Religion faculty member explains case study in her new book
Zwissler's emotional journey of being religious and political in North America
The theory of secularization is the idea that religion is slowly pushed aside and excluded from law and politics.
Some see this as a good thing, and others see this as detrimental. Laurel Zwissler, religion faculty member and author, claims that religion and politics come in multiple combinations in North America.
Zwissler spoke on campus Wednesday in the Sarah and Daniel Opperman Auditorium in Charles V. Park Library.
Anthropology faculty member Laura Cochrane prompted the audience by asking: "What does it mean to be both religious and politically engaged in North America today?"
Zwissler's new book, Religious, Feminist, Activist: Cosmologies of Interconnection, was highlighted through a description of her case study that took place in Quebec during a global justice protest.
The study consisted of field work Zwissler completed during anti-globalization protests in Quebec City in 2001.
She presented photos that showcased the conditions of the movement. Zwissler noted the scene looked "post-apocalyptic."
Violence was demonstrated by the police, using tear gas on civilians and protestors during the event. Zwissler said many of the women found joy and comfort through their rituals, despite the fear many of them faced.
Rituals were not only used for comfort, but also provided a way to demonstrate peacefulness and diffuse tension between protestors and police. Many women, Zwissler said, formed a sense of community through religious acts in groups of complete strangers.
Rituals such as dancing, prayer or giving to others were practiced by the three women she described heavily in her book. Each of the women identified religiously as either Pagan, Catholic or United Church while also self-identifying as feminists.
"The goal of my project is to describe and analyze the ways women actually live their feminisms, rather than determining prescriptions of how feminism should be lived," Zwissler said.
Although she spoke in depth about the three women, her study included over 50 feminists and activists who were religious in some way. 19 of those in the study identified as LGBTQ.

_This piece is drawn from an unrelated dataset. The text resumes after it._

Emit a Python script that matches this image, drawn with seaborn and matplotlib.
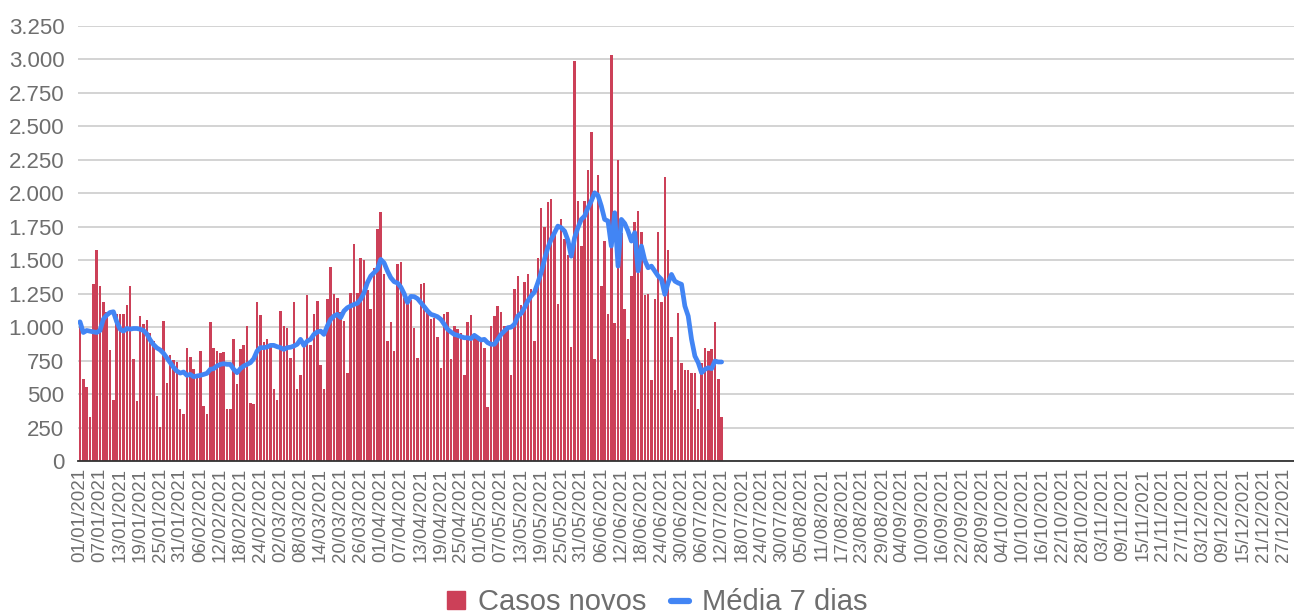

Zwissler said there is a long lineage of faith-based social justice movements in North America, and silence about their connection motivated her to complete the study.
Detroit Senior Victoria Daniel said she was Zwissler's student during her sophomore year.
Daniel said she sees a clear connection between social activism and religion. "There's activists for religion alone, so I think they feed on each other," Daniel said.
Oakland Sophomore Brooke Cracker said she does not believe that social activists are often religious.
"I wouldn't say I think they go hand-in-hand," she said. "I'm not super religious."
Richard Rothaus, dean of the College of Liberal Arts and Social Sciences noted that Zwissler's work and dedication toward her book was worth celebrating.
Zwissler hopes audience members and readers learn that polarization and stereotyping religion can be harmful when trying to understand others. She brought up current movements like #MeToo, transgender rights and the women's march.
"All movements for social change... involve people from across the social spectrum, and that inherently includes religious diversity," Zwissler said. "If we want to understand religion in North America we need to pay attention to this diversity and to the full power of religion across the political spectrum."
The talk was part of the second annual Anthropology of Religion Speaker Series, sponsored by the Department of Philosophy and Religion and the Department of Sociology, Anthropology and Social Work.